Indeed, without a systematic algorithm, you are left with a kind of ad hoc 'trial-and-error' method of trying to simplify, like you do in the first part of your post.
And, as you realized, a K-map does not guarantee the most simple form either: you can, of course 'hit upon' a covering that turns out to be minimal, but without an algorithm you would have no guarantee it is in fact minimal. And, you could end up with a non-minimal covering .. as you yourself ended up with.
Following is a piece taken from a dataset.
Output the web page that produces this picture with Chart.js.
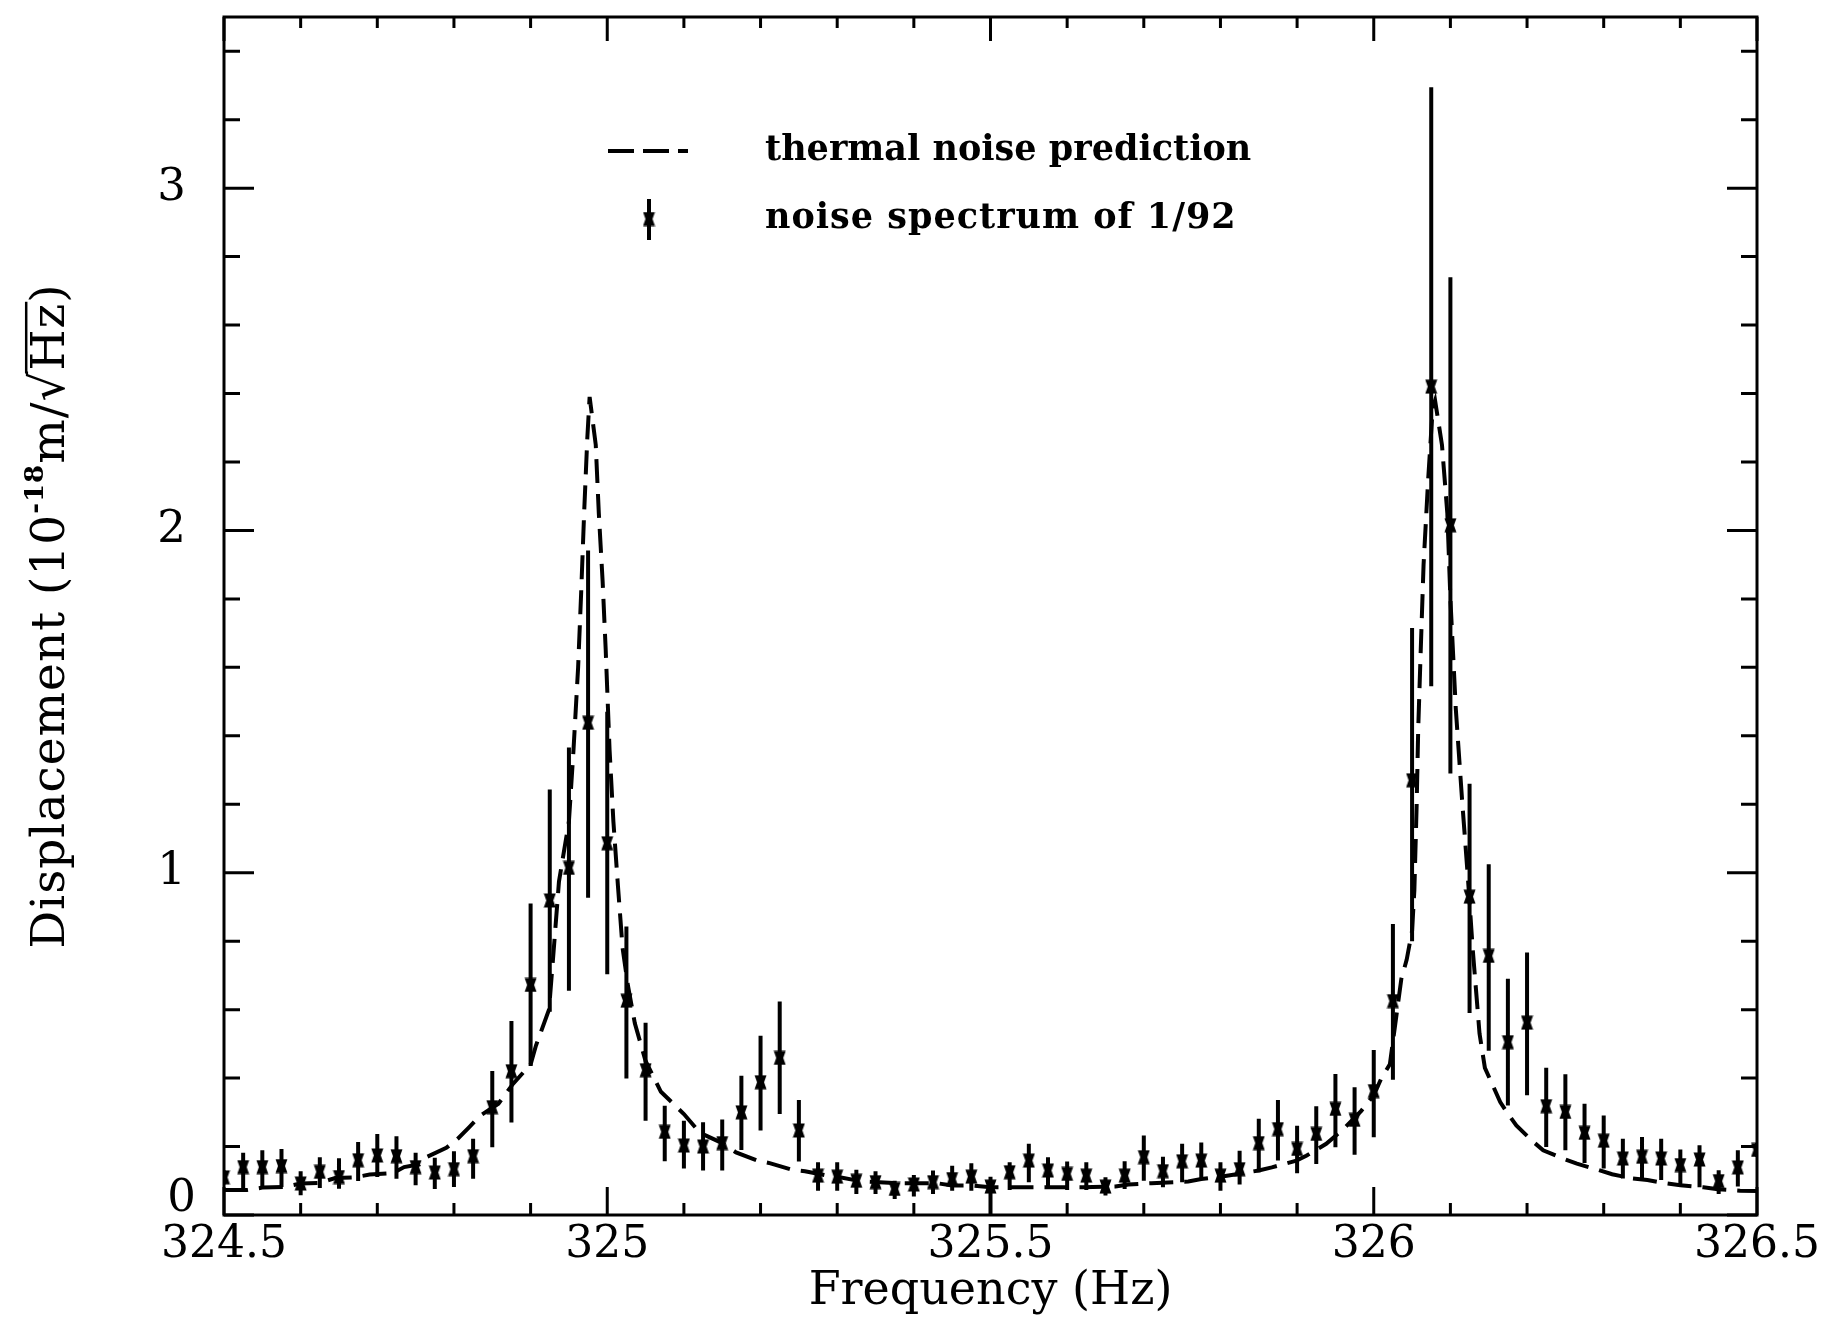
<!DOCTYPE html>
<html lang="en">

  <head>
    <meta charset="UTF-8">
    <title>Thermal noise spectrum</title>
    <script src="https://cdn.jsdelivr.net/npm/chart.js"></script>
    <style>
      html, body {
        margin: 0;
        padding: 0;
        background: #fff;
      }
      .chart-container {
        width: 1827px;
        height: 1322px;
      }
    </style>
  </head>

  <body>
    <div class="chart-container">
      <canvas id="noiseChart" width="1827" height="1322"></canvas>
    </div>

    <script>
      // measured spectrum, one value per 0.025 Hz bin
      const binFreq = [
        324.500, 324.525, 324.550, 324.575, 324.600, 324.625, 324.650, 324.675, 324.700, 324.725,
        324.750, 324.775, 324.800, 324.825, 324.850, 324.875, 324.900, 324.925, 324.950, 324.975,
        325.000, 325.025, 325.050, 325.075, 325.100, 325.125, 325.150, 325.175, 325.200, 325.225,
        325.250, 325.275, 325.300, 325.325, 325.350, 325.375, 325.400, 325.425, 325.450, 325.475,
        325.500, 325.525, 325.550, 325.575, 325.600, 325.625, 325.650, 325.675, 325.700, 325.725,
        325.750, 325.775, 325.800, 325.825, 325.850, 325.875, 325.900, 325.925, 325.950, 325.975,
        326.000, 326.025, 326.050, 326.075, 326.100, 326.125, 326.150, 326.175, 326.200, 326.225,
        326.250, 326.275, 326.300, 326.325, 326.350, 326.375, 326.400, 326.425, 326.450, 326.475,
        326.500
      ];
      const binAmp = [
        0.110, 0.140, 0.140, 0.143, 0.092, 0.126, 0.111, 0.160, 0.174, 0.172,
        0.140, 0.124, 0.134, 0.172, 0.315, 0.420, 0.672, 0.919, 1.014, 1.438,
        1.086, 0.626, 0.423, 0.243, 0.203, 0.200, 0.210, 0.300, 0.388, 0.459,
        0.247, 0.115, 0.112, 0.100, 0.096, 0.076, 0.089, 0.096, 0.105, 0.112,
        0.083, 0.125, 0.159, 0.130, 0.120, 0.115, 0.083, 0.115, 0.169, 0.128,
        0.157, 0.159, 0.115, 0.134, 0.210, 0.251, 0.193, 0.237, 0.310, 0.278,
        0.362, 0.625, 1.270, 2.420, 2.015, 0.930, 0.757, 0.505, 0.562, 0.318,
        0.301, 0.240, 0.217, 0.165, 0.170, 0.165, 0.146, 0.162, 0.099, 0.139,
        0.190
      ];
      const binLow = [
        0.090, 0.073, 0.079, 0.082, 0.058, 0.079, 0.077, 0.099, 0.111, 0.106,
        0.087, 0.076, 0.082, 0.106, 0.198, 0.270, 0.435, 0.594, 0.655, 0.927,
        0.703, 0.399, 0.275, 0.157, 0.136, 0.130, 0.130, 0.190, 0.247, 0.295,
        0.156, 0.071, 0.071, 0.061, 0.061, 0.047, 0.054, 0.061, 0.071, 0.071,
        0.003, 0.073, 0.096, 0.078, 0.073, 0.073, 0.057, 0.076, 0.100, 0.081,
        0.096, 0.102, 0.071, 0.089, 0.125, 0.159, 0.122, 0.149, 0.198, 0.176,
        0.227, 0.395, 0.800, 1.545, 1.290, 0.590, 0.480, 0.320, 0.350, 0.199,
        0.189, 0.152, 0.136, 0.107, 0.107, 0.102, 0.087, 0.081, 0.061, 0.083,
        0.170
      ];
      const binHigh = [
        0.130, 0.182, 0.189, 0.193, 0.128, 0.169, 0.166, 0.213, 0.237, 0.230,
        0.182, 0.167, 0.186, 0.223, 0.421, 0.567, 0.910, 1.243, 1.366, 1.941,
        1.470, 0.843, 0.562, 0.319, 0.275, 0.271, 0.279, 0.407, 0.524, 0.624,
        0.336, 0.154, 0.154, 0.132, 0.128, 0.100, 0.117, 0.130, 0.144, 0.151,
        0.112, 0.154, 0.208, 0.169, 0.156, 0.154, 0.110, 0.157, 0.232, 0.170,
        0.208, 0.212, 0.154, 0.188, 0.281, 0.336, 0.261, 0.318, 0.412, 0.373,
        0.482, 0.850, 1.715, 3.295, 2.740, 1.260, 1.025, 0.690, 0.767, 0.430,
        0.411, 0.325, 0.291, 0.223, 0.228, 0.223, 0.191, 0.204, 0.131, 0.189,
        0.210
      ];

      // thermal noise prediction curve
      const predFreq = [
        324.500, 324.530, 324.550, 324.578, 324.600, 324.625, 324.645, 324.670, 324.690, 324.720,
        324.735, 324.755, 324.765, 324.790, 324.805, 324.820, 324.834, 324.858, 324.877, 324.900,
        324.907, 324.924, 324.930, 324.937, 324.950, 324.956, 324.962, 324.966, 324.970, 324.974,
        324.977, 324.985, 324.989, 324.994, 324.998, 325.003, 325.008, 325.014, 325.020, 325.027,
        325.036, 325.050, 325.070, 325.100, 325.121, 325.150, 325.168, 325.196, 325.213, 325.241,
        325.258, 325.287, 325.300, 325.332, 325.380, 325.430, 325.450, 325.475, 325.500, 325.575,
        325.620, 325.663, 325.680, 325.710, 325.740, 325.758, 325.775, 325.800, 325.823, 325.850,
        325.867, 325.899, 325.912, 325.938, 325.960, 325.984, 326.000, 326.010, 326.021, 326.036,
        326.043, 326.050, 326.053, 326.056, 326.058, 326.061, 326.065, 326.071, 326.077, 326.080,
        326.089, 326.096, 326.100, 326.107, 326.115, 326.123, 326.129, 326.138, 326.145, 326.155,
        326.165, 326.175, 326.186, 326.206, 326.221, 326.247, 326.265, 326.291, 326.311, 326.337,
        326.357, 326.383, 326.400, 326.430, 326.449, 326.478, 326.500
      ];
      const predAmp = [
        0.073, 0.073, 0.080, 0.082, 0.092, 0.094, 0.108, 0.110, 0.118, 0.122,
        0.140, 0.148, 0.170, 0.196, 0.223, 0.257, 0.290, 0.325, 0.383, 0.440,
        0.495, 0.600, 0.770, 0.974, 1.150, 1.360, 1.600, 1.820, 2.060, 2.270,
        2.390, 2.250, 2.050, 1.850, 1.650, 1.360, 1.150, 0.960, 0.780, 0.670,
        0.560, 0.450, 0.360, 0.295, 0.240, 0.210, 0.183, 0.159, 0.151, 0.132,
        0.128, 0.115, 0.112, 0.098, 0.093, 0.093, 0.086, 0.086, 0.081, 0.081,
        0.081, 0.083, 0.089, 0.093, 0.096, 0.098, 0.105, 0.112, 0.120, 0.130,
        0.139, 0.159, 0.173, 0.208, 0.250, 0.305, 0.350, 0.400, 0.440, 0.690,
        0.746, 0.830, 0.950, 1.200, 1.420, 1.630, 1.900, 2.150, 2.360, 2.380,
        2.250, 2.050, 1.800, 1.480, 1.220, 0.980, 0.780, 0.530, 0.430, 0.380,
        0.330, 0.296, 0.262, 0.218, 0.189, 0.165, 0.150, 0.133, 0.119, 0.107,
        0.102, 0.092, 0.087, 0.081, 0.075, 0.071, 0.070
      ];

      const xTickValues = [324.5, 325, 325.5, 326, 326.5];
      const xTickLabels = ['324.5', '325', '325.5', '326', '326.5'];
      const yTickValues = [0, 1, 2, 3];
      const yTickLabels = ['0', '1', '2', '3'];

      const FONT = '"DejaVu Serif", serif';
      const DASH = [24, 11];

      // notched block used as the data marker
      function makeMarker() {
        const c = document.createElement('canvas');
        c.width = 13;
        c.height = 15;
        const g = c.getContext('2d');
        g.fillStyle = '#000';
        g.beginPath();
        g.moveTo(0.5, 0.5);
        g.lineTo(12.5, 0.5);
        g.lineTo(10, 7.5);
        g.lineTo(12.5, 14.5);
        g.lineTo(0.5, 14.5);
        g.lineTo(3, 7.5);
        g.closePath();
        g.fill();
        return c;
      }
      const marker = makeMarker();

      // vertical error bars, drawn under the markers
      const errorBars = {
        id: 'errorBars',
        beforeDatasetsDraw(chart) {
          const { ctx, chartArea: a, scales: { x, y } } = chart;
          ctx.save();
          ctx.beginPath();
          ctx.rect(a.left, a.top, a.right - a.left, a.bottom - a.top);
          ctx.clip();
          ctx.strokeStyle = '#000';
          ctx.lineWidth = 4;
          ctx.beginPath();
          binFreq.forEach((f, i) => {
            const px = x.getPixelForValue(f);
            ctx.moveTo(px, y.getPixelForValue(binLow[i]));
            ctx.lineTo(px, y.getPixelForValue(binHigh[i]));
          });
          ctx.stroke();
          ctx.restore();
        }
      };

      // box, inward ticks on all sides, y labels, y title and key
      const frame = {
        id: 'frame',
        afterDraw(chart) {
          const { ctx, chartArea: a, scales: { x, y } } = chart;
          ctx.save();
          ctx.strokeStyle = '#000';
          ctx.lineWidth = 3;
          ctx.strokeRect(a.left, a.top, a.right - a.left, a.bottom - a.top);

          ctx.beginPath();
          for (let i = 0; i <= 20; i++) {
            const px = x.getPixelForValue(324.5 + i * 0.1);
            const major = i % 5 === 0;
            ctx.moveTo(px, a.bottom);
            ctx.lineTo(px, a.bottom - (major ? 28 : 12));
            ctx.moveTo(px, a.top);
            ctx.lineTo(px, a.top + (major ? 24 : 11));
          }
          for (let j = 0; j <= 17; j++) {
            const py = y.getPixelForValue(j * 0.2);
            const major = j % 5 === 0;
            ctx.moveTo(a.left, py);
            ctx.lineTo(a.left + (major ? 30 : 16), py);
            ctx.moveTo(a.right, py);
            ctx.lineTo(a.right - (major ? 30 : 16), py);
          }
          ctx.stroke();

          // y tick labels, the zero sits a little higher and further in
          ctx.fillStyle = '#000';
          ctx.font = `45px ${FONT}`;
          ctx.textAlign = 'right';
          ctx.textBaseline = 'middle';
          yTickValues.forEach((v, i) => {
            const zero = v === 0;
            ctx.fillText(yTickLabels[i], a.left - (zero ? 28 : 38), y.getPixelForValue(v) - (zero ? 16 : 0));
          });

          drawYTitle(ctx, 64, (a.top + a.bottom) / 2);

          // key
          ctx.lineWidth = 4;
          ctx.setLineDash([26, 9]);
          ctx.beginPath();
          ctx.moveTo(608, 151);
          ctx.lineTo(688, 151);
          ctx.stroke();
          ctx.setLineDash([]);
          ctx.beginPath();
          ctx.moveTo(649, 199);
          ctx.lineTo(649, 240);
          ctx.stroke();
          ctx.drawImage(marker, 649 - 6.5, 219 - 7.5);

          ctx.font = `bold 35px ${FONT}`;
          ctx.textAlign = 'left';
          ctx.textBaseline = 'middle';
          ctx.letterSpacing = '0px';
          ctx.fillText('thermal noise prediction', 765, 151);
          ctx.letterSpacing = '1px';
          ctx.fillText('noise spectrum of 1/92', 765, 219);
          ctx.restore();
        }
      };

      function drawYTitle(ctx, baseX, centerY) {
        const size = 47;
        const parts = [
          { t: 'Displacement (10', s: 1, rise: 0 },
          { t: '-18', s: 0.55, rise: 0.45 },
          { t: 'm/', s: 1, rise: 0 },
          { t: '\u221A', s: 1, rise: 0 },
          { t: 'Hz', s: 1, rise: 0, bar: true },
          { t: ')', s: 1, rise: 0 }
        ];
        ctx.save();
        ctx.letterSpacing = '1px';
        let total = 0;
        parts.forEach(p => {
          ctx.font = `${p.s === 1 ? '' : 'bold '}${Math.round(size * p.s)}px ${FONT}`;
          p.w = ctx.measureText(p.t).width;
          total += p.w;
        });
        ctx.translate(baseX, centerY);
        ctx.rotate(-Math.PI / 2);
        ctx.fillStyle = '#000';
        ctx.strokeStyle = '#000';
        ctx.textAlign = 'left';
        ctx.textBaseline = 'alphabetic';
        let pos = -total / 2;
        let rootTop = 0;
        let rootEnd = 0;
        parts.forEach(p => {
          ctx.font = `${p.s === 1 ? '' : 'bold '}${Math.round(size * p.s)}px ${FONT}`;
          ctx.fillText(p.t, pos, -p.rise * size);
          if (p.t === '\u221A') {
            rootTop = ctx.measureText(p.t).actualBoundingBoxAscent;
            rootEnd = pos + p.w;
          }
          if (p.bar) {
            ctx.lineWidth = 2.5;
            ctx.beginPath();
            ctx.moveTo(rootEnd - 3, -rootTop + 1.2);
            ctx.lineTo(pos + p.w + 1, -rootTop + 1.2);
            ctx.stroke();
          }
          pos += p.w;
        });
        ctx.restore();
      }

      const ctx = document.getElementById('noiseChart').getContext('2d');
      new Chart(ctx, {
        type: 'scatter',
        data: {
          datasets: [
            {
              label: 'noise spectrum of 1/92',
              data: binFreq.map((f, i) => ({ x: f, y: binAmp[i] })),
              pointStyle: marker,
              pointRadius: 7,
              showLine: false
            },
            {
              type: 'line',
              label: 'thermal noise prediction',
              data: predFreq.map((f, i) => ({ x: f, y: predAmp[i] })),
              borderColor: '#000',
              borderWidth: 4,
              borderDash: DASH,
              pointRadius: 0,
              tension: 0,
              fill: false
            }
          ]
        },
        options: {
          responsive: false,
          animation: false,
          devicePixelRatio: 1,
          layout: { padding: { top: 17, right: 70, bottom: 0, left: 0 } },
          plugins: {
            legend: { display: false },
            tooltip: { enabled: false }
          },
          scales: {
            x: {
              type: 'linear',
              min: 324.5,
              max: 326.5,
              border: { display: false },
              grid: { display: false, drawTicks: false },
              afterBuildTicks: scale => {
                scale.ticks = xTickValues.map(v => ({ value: v }));
              },
              afterFit: scale => { scale.height = 107; },
              ticks: {
                autoSkip: false,
                maxRotation: 0,
                padding: 4,
                color: '#000',
                font: { family: FONT, size: 44 },
                callback: (value, index) => xTickLabels[index]
              },
              title: {
                display: true,
                text: 'Frequency (Hz)',
                color: '#000',
                font: { family: FONT, size: 46 },
                padding: { top: 0, bottom: 2 }
              }
            },
            y: {
              type: 'linear',
              min: 0,
              max: 3.5,
              border: { display: false },
              grid: { display: false, drawTicks: false },
              afterFit: scale => { scale.width = 224; },
              ticks: { display: false }
            }
          }
        },
        plugins: [errorBars, frame]
      });
    </script>
  </body>

</html>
I should also point out that the Quine-McCluskey algorithm is typically presented for generating minimal DNF expressions ... but of course we can follow a completely analagous routine to find a minimal CNF.
Now, if do this for your particular example, you'd get a prime implicant chart with 14 implicants, and 12 prime implicants. Unfortunately, none of the prime implicants are essential, and so you'll have to use something like Petrick's method to find a minimal covering.